1. ‘For this shall every one that is godly pray unto thee’ (Psa. 32:6)
2. Expounding the Nature of Godliness
3. A Reproof to Such as are Only Pretenders to Godliness
4. Showing the Characteristics of a Godly Man
i.	A Man of Knowledge
ii.	A Man Moved by Faith
iii.	A Man Fired with Love
iv.	A Man Like God
v.	A Man Careful about the Worship of God
vi.	A Man who Serves God not men
vii.	A Man who Prizes Christ
viii.	A Man who Weeps
ix.	A Man who Loves the Word
x.	A Man who has the Spirit of God Residing in him
xi.	A Man of Humility
xii.	A Man of Prayer
xiii.	A Man of Sincerity
xiv.	A Heavenly Man
xv.	A Zealous Man
xvi.	A Patient Man
xvii.	A Thankful Man
xviii.	A Man who Loves the Saints
xix.	A Man who does not Indulge himself in any Sin
xx.	A Man who is Good in his Relationships
xxi.	A Man who does Spiritual Things in a Spiritual Manner
xxii.	A Man Thoroughly Trained in Religion
xxiii.	A Man who Walks with God
xxiv.	A Man who Strives to be an Instrument for Making Others Godly

5. Two Conclusions About the Characteristics of a godly Man
6. An Exhortation to Godliness
i.	Let Men Seriously Weigh Their Misery While They Remain in a State of Ungodliness
ii.	What Rare Persons the Godly Are
iii.	To Strive for Godliness is Most Rational
iv.	The Excellence of Godliness
v.	There are only a few Godly
vi.	Consider How Vain and Contemptible Other This Are, About Which Persons Void of Godliness Busy Themselves

7. Prescribing Some Helps to Godliness
8. An Exhortation to Persevere in Godliness
9. Motives to Persevere in Godliness
10. Counsel for the Godly
11. Comfort to the Godly
12. Showing the Mystic Union between Christ and the Saints

== Themes ==

=== Religion as Relationship ===

The Puritan understanding of godliness as fundamentally relational rather than propositional runs throughout the book. Instead of being a godly Christian by what one believes about Jesus Christ in an epistemological sense, Watson describes the godly as relating to Jesus as a bridegroom to a bride. Using strongly romantic language from the Song of Solomon and other parts of the Bible, Watson speaks of "a conjugal union between Christ and believers" (239). He further states that "the joy that flows from the mystic union is unspeakable and full of glory" (241).
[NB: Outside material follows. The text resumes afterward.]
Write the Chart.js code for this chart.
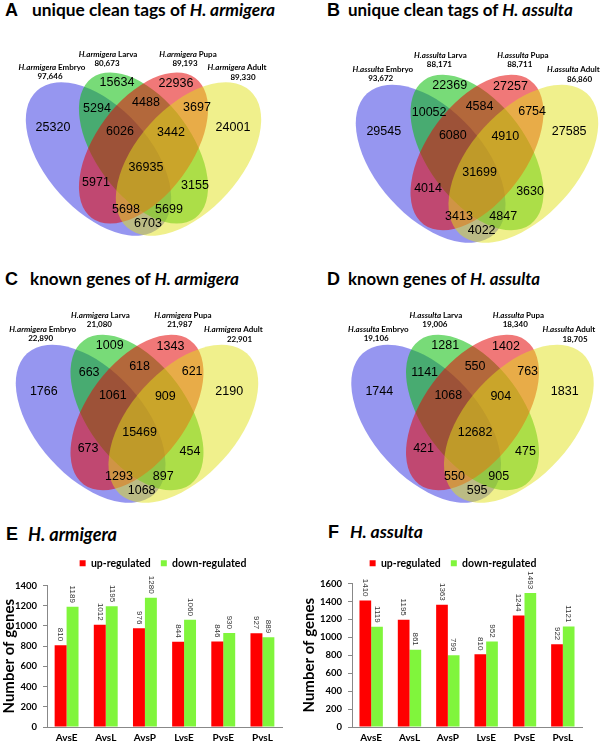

=== Radical Selflessness ===

A radically selfless notion of Christianity emerges in the book, wherein the believer ought to love and serve God not because of benefits from God, but because the inherent worth of God. This idea ties in with the idea of religion as relationship. As Watson puts it, "God is to be loved more than his mercies" (132).

== Quotes ==

Watson's writing is known for its quotability due to its succession of compact but meaning-filled statements reiterating and refining key points. Some of the key quotes are as follows:

- "A natural man… may have the eye of reason open, but he does not discern the things of God in a spiritual manner… he is no more able to judge sacred things than a blind man is able to judge colors" (20).
- "The ship of ordinances will not carry us to heaven… unless the wind of God’s Spirit blows" (76).
- "God must anoint our eyes before we can see… we may have excellent notion in divinity, but the Holy Spirit must enable us to know them in a spiritual manner" (27).
- "Divine sorrow is excellent… Repenting tears are precious God puts them in his bottle" (58).
- "Sin makes up the major part of the Christian. There are more dregs than spirit in the best heart" (234).